Friday, December 5, 2008

Getting a Good Loan Rate

These days getting approved for a loan is hard. Getting approved and getting a good interest rate is even harder. But, it’s not impossible.

If you want to get a good interest rate on a loan, the most important thing to have is a good credit score. Without a solid credit history, you can forget the competitive interest rates. These days, lenders are looking for credit scores of 720 or higher to give loan applicants a good rate. So before you fill out a loan application, check your credit score. That way, you’ll know whether you’re ok to apply for a loan, or if you need to do some work on your score.


For those who need some credit score work, one of the quickest ways to see a boost in your score is to dispute inaccurate items from your credit report. If your credit score is below 720, check your credit report to make sure there are no errors. If you do find a mistake, dispute it with all three credit bureaus to make sure your complete credit history is correct.

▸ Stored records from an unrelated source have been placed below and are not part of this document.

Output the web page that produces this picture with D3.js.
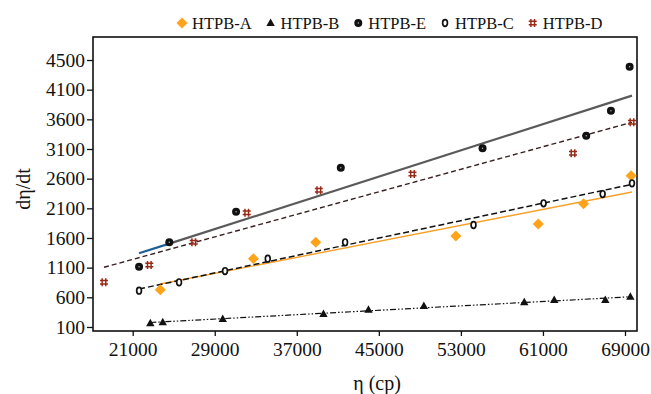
<!DOCTYPE html>
<html>
<head>
<meta charset="utf-8">
<script src="https://cdn.jsdelivr.net/npm/d3@7"></script>
<style>
  body { margin: 0; background: #fff; }
  text { font-family: "Liberation Serif", "Times New Roman", serif; fill: #111; }
</style>
</head>
<body>
<div id="chart"></div>
<script>
// Series values, [viscosity, rate]
const seriesA = [[23690, 728], [32770, 1251], [38850, 1527], [52510, 1633], [60540, 1836], [64960, 2178], [69590, 2650]];
const seriesB = [[22720, 162], [23930, 179], [29780, 234], [39600, 318], [43990, 391], [49390, 453], [59180, 516], [62100, 554], [67080, 554], [69520, 610]];
const seriesE = [[21620, 1116], [24570, 1527], [31080, 2043], [41290, 2785], [55110, 3112], [65220, 3324], [67630, 3746], [69450, 4487]];
const seriesC = [[21620, 711], [25520, 853], [30000, 1043], [34170, 1251], [41710, 1527], [54230, 1819], [61060, 2185], [66820, 2341], [69680, 2522]];
const seriesD = [[18200, 853], [22620, 1144], [26950, 1527], [32120, 2026], [39150, 2404], [48280, 2679], [63930, 3028], [69680, 3550]];

// Trend lines (end points)
const trendA = [[23690, 824], [69680, 2375]];
const trendB = [[22720, 175], [69680, 610]];
const trendE = [[24570, 1505], [69680, 3999]];
const trendEStart = [[21620, 1342], [24570, 1505]];
const trendC = [[21620, 740], [69680, 2505]];
const trendD = [[18200, 1106], [69680, 3550]];

const xTicks = [21000, 29000, 37000, 45000, 53000, 61000, 69000];
const yTicks = [100, 600, 1100, 1600, 2100, 2600, 3100, 3600, 4100, 4600];
const yTickLabels = ["100", "600", "1100", "1600", "2100", "2600", "3100", "3600", "4100", "4500"];
const legendNames = ["HTPB-A", "HTPB-B", "HTPB-E", "HTPB-C", "HTPB-D"];

let width = 651, height = 394;
let margin = { top: 37, right: 14, bottom: 63, left: 93 };

let svg = d3.select('#chart')
  .append('svg')
  .attr('width', width)
  .attr('height', height);

let xScale = d3.scaleLinear()
  .domain([17130, 70170])
  .range([margin.left, width - margin.right]);

let yScale = d3.scaleLinear()
  .domain([32, 4988])
  .range([height - margin.bottom, margin.top]);

// axes
let xAxis = svg.append('g')
  .attr('transform', `translate(0,${height - margin.bottom})`)
  .call(d3.axisBottom(xScale).tickValues(xTicks).tickSize(5).tickPadding(6).tickFormat(d3.format('d')));
xAxis.select('.domain').remove();
xAxis.selectAll('text').style('font-size', '19.5px').style('font-family', '"Liberation Serif", serif').attr('fill', '#111');
xAxis.selectAll('line').attr('stroke', '#111').attr('stroke-width', 1.3);

let yAxis = svg.append('g')
  .attr('transform', `translate(${margin.left},0)`)
  .call(d3.axisLeft(yScale).tickValues(yTicks).tickSize(6).tickPadding(2)
    .tickFormat((d, i) => yTickLabels[i]));
yAxis.select('.domain').remove();
yAxis.selectAll('text').style('font-size', '19.5px').style('font-family', '"Liberation Serif", serif').attr('fill', '#111');
yAxis.selectAll('line').attr('stroke', '#111').attr('stroke-width', 1.3);

// frame
svg.append('rect')
  .attr('x', margin.left)
  .attr('y', margin.top)
  .attr('width', width - margin.left - margin.right)
  .attr('height', height - margin.top - margin.bottom)
  .attr('fill', 'none')
  .attr('stroke', '#111')
  .attr('stroke-width', 1.6);

// axis labels
svg.append('text')
  .text('η (cp)')
  .attr('x', 377)
  .attr('y', 390)
  .attr('text-anchor', 'middle')
  .style('font-size', '20px');

svg.append('text')
  .text('dη/dt')
  .attr('transform', 'translate(30,189) rotate(-90)')
  .attr('text-anchor', 'middle')
  .style('font-size', '20px');

// trend lines
let line = d3.line().x(d => xScale(d[0])).y(d => yScale(d[1]));

const trends = [
  { data: trendB, stroke: '#111', width: 1.2, dash: '6,2,1.5,2,1.5,2' },
  { data: trendA, stroke: '#f7a02a', width: 1.4, dash: null },
  { data: trendC, stroke: '#111', width: 1.5, dash: '6,3' },
  { data: trendD, stroke: '#3a2020', width: 1.4, dash: '5,3' },
  { data: trendEStart, stroke: '#1f5f9a', width: 2.2, dash: null },
  { data: trendE, stroke: '#5a5a5a', width: 2.2, dash: null }
];
trends.forEach(t => {
  svg.append('path')
    .datum(t.data)
    .attr('d', line)
    .attr('fill', 'none')
    .attr('stroke', t.stroke)
    .attr('stroke-width', t.width)
    .attr('stroke-dasharray', t.dash);
});

// marker drawing helpers
function drawA(g) {
  g.append('path').attr('d', 'M0,-5.5L5.5,0L0,5.5L-5.5,0Z').attr('fill', '#ffa31a');
}
function drawB(g) {
  g.append('path').attr('d', 'M0,-4.5L4.2,3L-4.2,3Z').attr('fill', '#111');
}
function drawE(g) {
  g.append('circle').attr('r', 4).attr('fill', '#111');
  g.append('circle').attr('r', 0.7).attr('fill', '#bbb');
}
function drawC(g) {
  g.append('ellipse').attr('rx', 2.4).attr('ry', 3.3).attr('fill', '#fff')
    .attr('stroke', '#111').attr('stroke-width', 1.7);
}
function drawD(g) {
  g.append('path')
    .attr('d', 'M-1.8,-4V4M1.8,-4V4M-4,-1.7H4M-4,1.7H4')
    .attr('stroke', '#9a2a18').attr('stroke-width', 1.5).attr('fill', 'none');
}

const groups = [
  { data: seriesB, draw: drawB },
  { data: seriesA, draw: drawA },
  { data: seriesC, draw: drawC },
  { data: seriesD, draw: drawD },
  { data: seriesE, draw: drawE }
];
groups.forEach(s => {
  s.data.forEach(d => {
    let g = svg.append('g').attr('transform', `translate(${xScale(d[0])},${yScale(d[1])})`);
    s.draw(g);
  });
});

// legend
const legendDraw = [drawA, drawB, drawE, drawC, drawD];
let lx = 182;
legendNames.forEach((name, i) => {
  let g = svg.append('g').attr('transform', `translate(${lx},23)`);
  legendDraw[i](g);
  let t = svg.append('text')
    .text(name)
    .attr('x', lx + 10)
    .attr('y', 29)
    .style('font-size', '16.5px');
  lx = lx + 10 + t.node().getComputedTextLength() + 19;
});
</script>
</body>
</html>
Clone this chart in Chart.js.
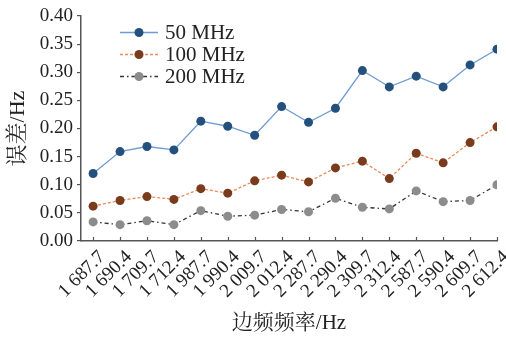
<!DOCTYPE html>
<html>
<head>
<meta charset="utf-8">
<script src="https://cdn.jsdelivr.net/npm/chart.js@4.4.1/dist/chart.umd.min.js"></script>
<style>
html,body{margin:0;padding:0;background:#fff;}
#wrap{width:506px;height:337px;position:relative;}
</style>
</head>
<body>
<div id="wrap"><canvas id="c" width="506" height="337"></canvas></div>
<script>
const categories = ["1 687.7","1 690.4","1 709.7","1 712.4","1 987.7","1 990.4","2 009.7","2 012.4","2 287.7","2 290.4","2 309.7","2 312.4","2 587.7","2 590.4","2 609.7","2 612.4"];
const seriesNames = ["50 MHz","100 MHz","200 MHz"];
const s50  = [0.120,0.159,0.168,0.162,0.213,0.204,0.188,0.239,0.211,0.236,0.303,0.274,0.293,0.274,0.313,0.341];
const s100 = [0.062,0.072,0.079,0.074,0.093,0.085,0.107,0.117,0.105,0.130,0.142,0.111,0.156,0.139,0.175,0.203];
const s200 = [0.034,0.029,0.036,0.029,0.054,0.044,0.046,0.056,0.052,0.076,0.060,0.057,0.089,0.070,0.072,0.100];
const yTicks = [0.00,0.05,0.10,0.15,0.20,0.25,0.30,0.35,0.40];

const serif = "'Liberation Serif','Noto Serif CJK SC','Noto Sans CJK SC',serif";
const toXY = arr => arr.map((v,i)=>({x:i,y:v}));

const styles = [
  {line:'#6d9bd1', point:'#24507e', dash:[]},
  {line:'#e98a57', point:'#7a3b1d', dash:[3,2]},
  {line:'#333333', point:'#8c8c8c', dash:[4,3,1.5,3]}
];
const dataSets = [s50,s100,s200].map((arr,k)=>({
  label: seriesNames[k],
  data: toXY(arr),
  borderColor: styles[k].line,
  borderWidth: 1.3,
  borderDash: styles[k].dash,
  pointBackgroundColor: styles[k].point,
  pointBorderColor: styles[k].point,
  pointRadius: 4.5,
  pointBorderWidth: 0,
  tension: 0,
  fill: false
}));

const extras = {
  id:'extras',
  afterDraw(chart){
    const ctx = chart.ctx;
    const xs = chart.scales.x, ys = chart.scales.y;
    ctx.save();
    ctx.strokeStyle = '#555';
    ctx.lineWidth = 1.2;
    const yb = ys.getPixelForValue(0);
    for(let i=0;i<categories.length;i++){
      const px = Math.round(xs.getPixelForValue(i))+0.5;
      ctx.beginPath(); ctx.moveTo(px,yb); ctx.lineTo(px,yb-4); ctx.stroke();
    }
    const lx0 = 120, lx1 = 158, tx = 165;
    const rows = [32.5,54.5,76.5];
    chart.data.datasets.forEach((ds,k)=>{
      const y = rows[k];
      ctx.strokeStyle = ds.borderColor;
      ctx.lineWidth = 1.3;
      ctx.setLineDash(ds.borderDash);
      ctx.beginPath(); ctx.moveTo(lx0,y); ctx.lineTo(lx1,y); ctx.stroke();
      ctx.setLineDash([]);
      ctx.fillStyle = ds.pointBackgroundColor;
      ctx.beginPath(); ctx.arc((lx0+lx1)/2,y,4.5,0,Math.PI*2); ctx.fill();
      ctx.fillStyle = '#222';
      ctx.font = "21px " + serif;
      ctx.textAlign = 'left';
      ctx.textBaseline = 'middle';
      ctx.fillText(ds.label, tx, y+1);
    });
    ctx.restore();
  }
};

new Chart(document.getElementById('c'), {
  type:'line',
  data:{datasets:dataSets},
  options:{
    responsive:false,
    animation:false,
    layout:{padding:{top:16,right:9,left:0,bottom:0}},
    plugins:{legend:{display:false},tooltip:{enabled:false}},
    scales:{
      x:{
        type:'linear',
        min:-0.45, max:15,
        afterBuildTicks(scale){ scale.ticks = categories.map((c,i)=>({value:i})); },
        afterFit(scale){ scale.height = 96; scale.paddingLeft = 0; scale.paddingRight = 0; },
        ticks:{
          autoSkip:false,
          maxRotation:45, minRotation:45,
          color:'#222',
          font:{family:serif,size:19},
          padding:5,
          labelOffset:9,
          callback:(v)=>categories[v]
        },
        grid:{display:true, drawOnChartArea:false, drawTicks:false, tickLength:0},
        border:{display:true,color:'#555',width:1.5},
        title:{display:true,text:'边频频率/Hz',color:'#222',font:{family:serif,size:21},padding:{top:0,bottom:1}}
      },
      y:{
        min:0, max:0.4,
        afterBuildTicks(scale){ scale.ticks = yTicks.map(v=>({value:v})); },
        afterFit(scale){ scale.width = 81; scale.paddingTop = 0; scale.paddingBottom = 0; },
        ticks:{
          color:'#222',
          font:{family:serif,size:19},
          padding:4,
          callback:(v)=>v.toFixed(2)
        },
        grid:{display:true,drawOnChartArea:false,tickLength:4,color:'#555',lineWidth:1.2},
        border:{display:true,color:'#555',width:1.5},
        title:{display:true,text:'误差/Hz',color:'#222',font:{family:serif,size:22},padding:{top:5,bottom:0}}
      }
    }
  },
  plugins:[extras]
});
</script>
</body>
</html>
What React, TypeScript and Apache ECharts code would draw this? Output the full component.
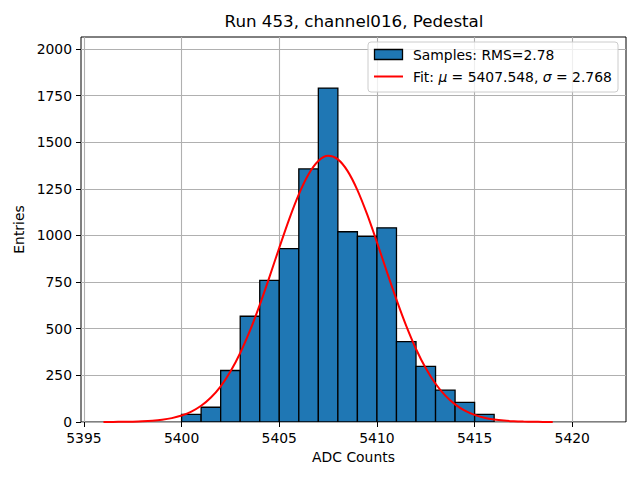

To look at all three of your credit reports, click here.

The other thing you’ll need to get a good interest rate is a verifiable income. The days of stated-income loans are long gone. With a stated-income loan, the lender would “take your word for it” so to speak in exchange for a higher interest rate. You got the loan without the trouble of proving your income. The bank got extra money. Everyone was happy. It doesn’t quite work like that. You need to be able to prove your income with recent paystubs, bank statements, and income tax returns. Some self-employed individuals who take large businesses deductions might have trouble even getting approved for a loan, much less get a good interest rate, even with good credit scores.

Finally, you’ll need to reduce your debt. Lenders want to see your debt-to-income ratio below 36%, even after you’ve taken on the new loan. You can calculate your debt-to-income ratio by dividing your total monthly income by your total monthly debt payments.